I'm involved in the Boy Scouts, and we've been instructed that we are required to report ANY allegation; our own judgement of the facts is irrelevant. I'm sure the schools are no different.

Unintended consequences, etc, ad nauseum.

jf

og said...

I could never pull that off. Wouldn't nobody kidnap me, I was disagreeable then as now. Hell, I couldn't get priests to molest me.

Anonymous said...

Double Down? That kid went all in! He'd better study poli sci 'cuz that's our next prez!

Stuart the Viking said...

I'm just shocked that og admitted to trying to get priests to molest him.

s

Joanna said...

My great-grandpa always said not to worry about somebody grabbing you on a dark street; "soon as they get you under a street light, they'll let you go!"

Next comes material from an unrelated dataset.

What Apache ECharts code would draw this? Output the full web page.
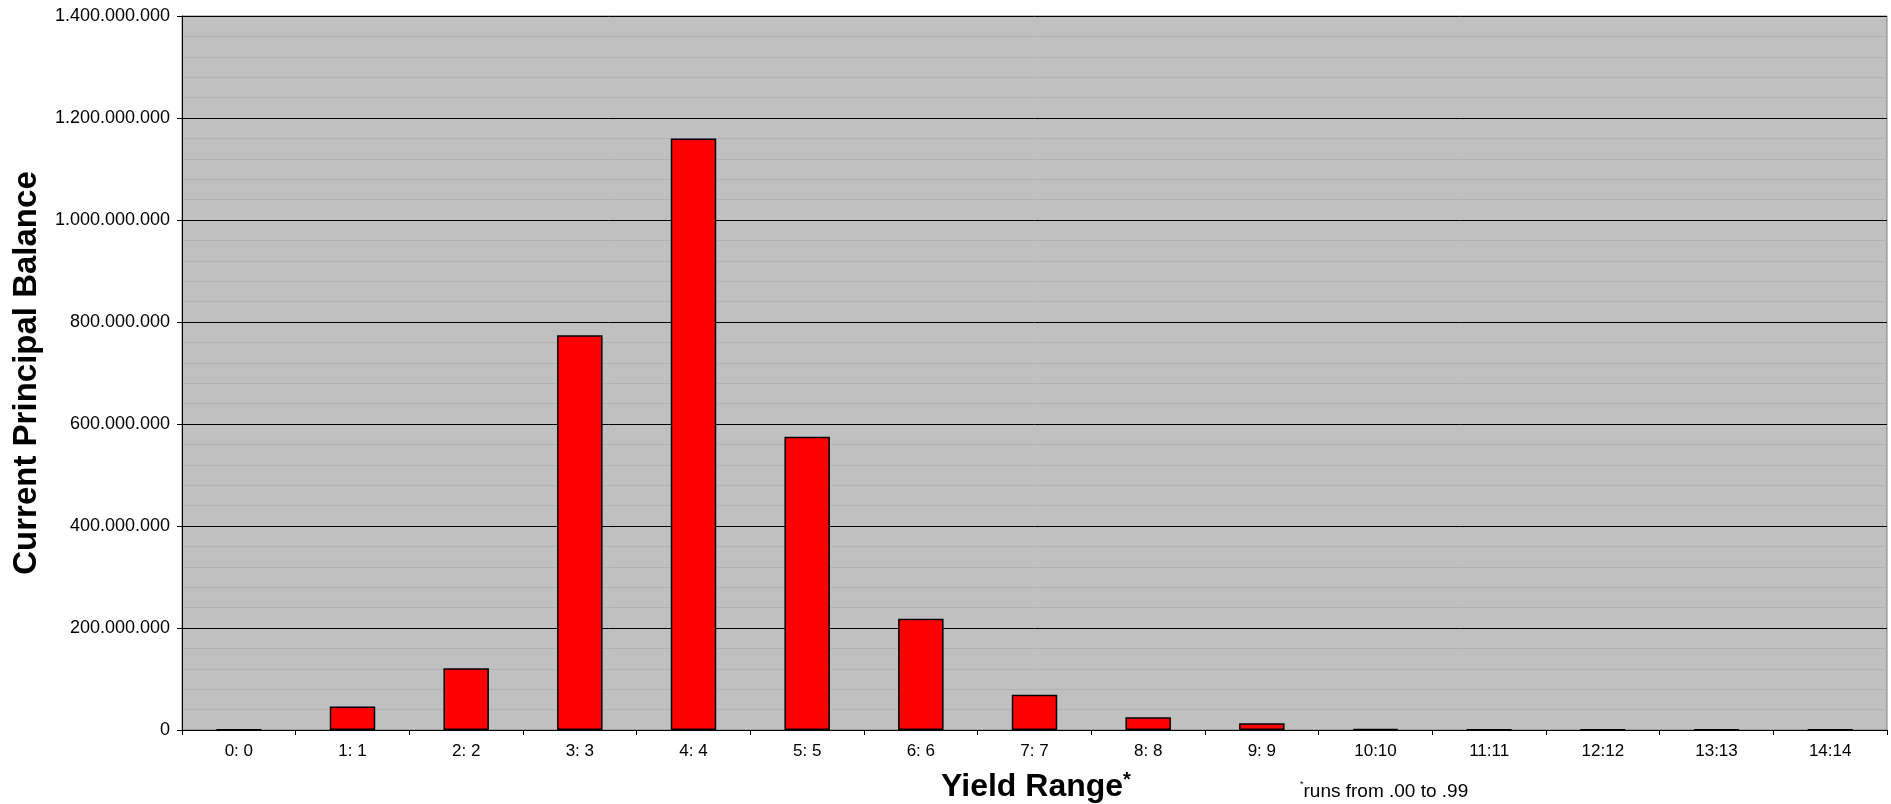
<!DOCTYPE html>
<html>
<head>
<meta charset="utf-8">
<style>
  html, body { margin: 0; padding: 0; background: #ffffff; }
  #chart { width: 1891px; height: 804px; }
</style>
<script src="https://cdn.jsdelivr.net/npm/echarts@6/dist/echarts.min.js"></script>
</head>
<body>
<div id="chart"></div>
<script>
// Yield range buckets
const categories = ['0: 0', '1: 1', '2: 2', '3: 3', '4: 4', '5: 5', '6: 6', '7: 7',
  '8: 8', '9: 9', '10:10', '11:11', '12:12', '13:13', '14:14'];

// Current principal balance per bucket
const balances = [1000000, 46000000, 121000000, 774000000, 1160000000, 575000000,
  218000000, 69000000, 25000000, 13000000, 2000000, 1000000, 1000000, 1000000, 1000000];

// Value axis range and step
const yMin = 0;
const yMax = 1400000000;
const yStep = 200000000;

const fontFamily = 'Arial, "Liberation Sans", Helvetica, sans-serif';

function dotted(v) {
  return String(Math.round(v)).replace(/\B(?=(\d{3})+(?!\d))/g, '.');
}

const chart = echarts.init(document.getElementById('chart'), null, { renderer: 'canvas' });

chart.setOption({
  animation: false,
  backgroundColor: '#ffffff',
  grid: {
    left: 182, right: 4, top: 16, bottom: 74,
    containLabel: false,
    show: true,
    backgroundColor: '#c0c0c0',
    borderColor: '#808080',
    borderWidth: 1
  },
  xAxis: {
    type: 'category',
    data: categories,
    boundaryGap: true,
    axisLine: { show: true, lineStyle: { color: '#000000', width: 1 } },
    axisTick: { show: true, alignWithLabel: false, length: 5, lineStyle: { color: '#000000' } },
    axisLabel: { color: '#000000', fontFamily: fontFamily, fontSize: 17, margin: 13, interval: 0 },
    splitLine: { show: false }
  },
  yAxis: {
    type: 'value',
    min: yMin,
    max: yMax,
    interval: yStep,
    axisLine: { show: true, lineStyle: { color: '#000000', width: 1 } },
    axisTick: { show: true, length: 5, lineStyle: { color: '#000000' } },
    axisLabel: { color: '#000000', fontFamily: fontFamily, fontSize: 18, margin: 12, formatter: dotted },
    splitLine: { show: true, lineStyle: { color: '#000000', width: 1 } },
    minorTick: { show: false, splitNumber: 5 },
    minorSplitLine: { show: true, lineStyle: { color: '#b2b2b2', width: 1 } }
  },
  series: [{
    type: 'bar',
    data: balances,
    barWidth: '40%',
    itemStyle: { color: '#ff0000', borderColor: '#000000', borderWidth: 1.5 }
  }],
  graphic: [
    {
      type: 'text',
      x: 27, y: 373,
      rotation: Math.PI / 2,
      style: {
        text: 'Current Principal Balance',
        font: 'bold 33px ' + fontFamily,
        fill: '#000000',
        textAlign: 'center',
        textVerticalAlign: 'middle'
      }
    },
    {
      type: 'text',
      x: 1036, y: 787,
      style: {
        text: 'Yield Range{sup|*}',
        font: 'bold 32px ' + fontFamily,
        fill: '#000000',
        textAlign: 'center',
        textVerticalAlign: 'middle',
        rich: {
          sup: { font: 'bold 20px ' + fontFamily, fill: '#000000', verticalAlign: 'top', padding: [0, 0, 14, 0] }
        }
      }
    },
    {
      type: 'text',
      x: 1300, y: 792,
      style: {
        text: '{star|*}runs from .00 to .99',
        font: '19px ' + fontFamily,
        fill: '#000000',
        textAlign: 'left',
        textVerticalAlign: 'middle',
        rich: {
          star: { font: '9px ' + fontFamily, fill: '#000000', padding: [0, 0, 14, 0] }
        }
      }
    }
  ]
});
</script>
</body>
</html>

(Great-Grandpa was a bit of a stinker.)

Old NFO said...

Imagination may come back to bite that kid in the butt...

Aesop said...

Nah, someone else nailed it.

I see a future congressman budding out right there.

Justthisguy said...

Oh, John, you and me both! I think I was about 7 years old when I broke the glass and threw the switch. The Fire Department response was impressive, and right scary to little false-alarmer me. I eventually confessed to my Mom, who after reading the riot act to me, had the good sense not to tell anyone else, not even my Dad.

Windy Wilson said...

Blackwing, it reminded me of the McMartin Preschool case here in sunny Southern California. The stupid investigators should have realized they were being zoomed looooong before they dug up the school playground looking for the secret underground room all the awful allegations occurred in.

Anonymous said...

No, that is not what makes you a bad person.

Justthisguy said...

Og, have you ever read "The Ransom of Red Chief", by O. henry? (I'm sure you have.)

For the others, the story was about a coupla small-time criminals kidnapping a boy for ransom, but then having to pay his parents to take him back. Seems like Og was a similar kid. M'self, I was more of a Sunday School boy. Most of the time.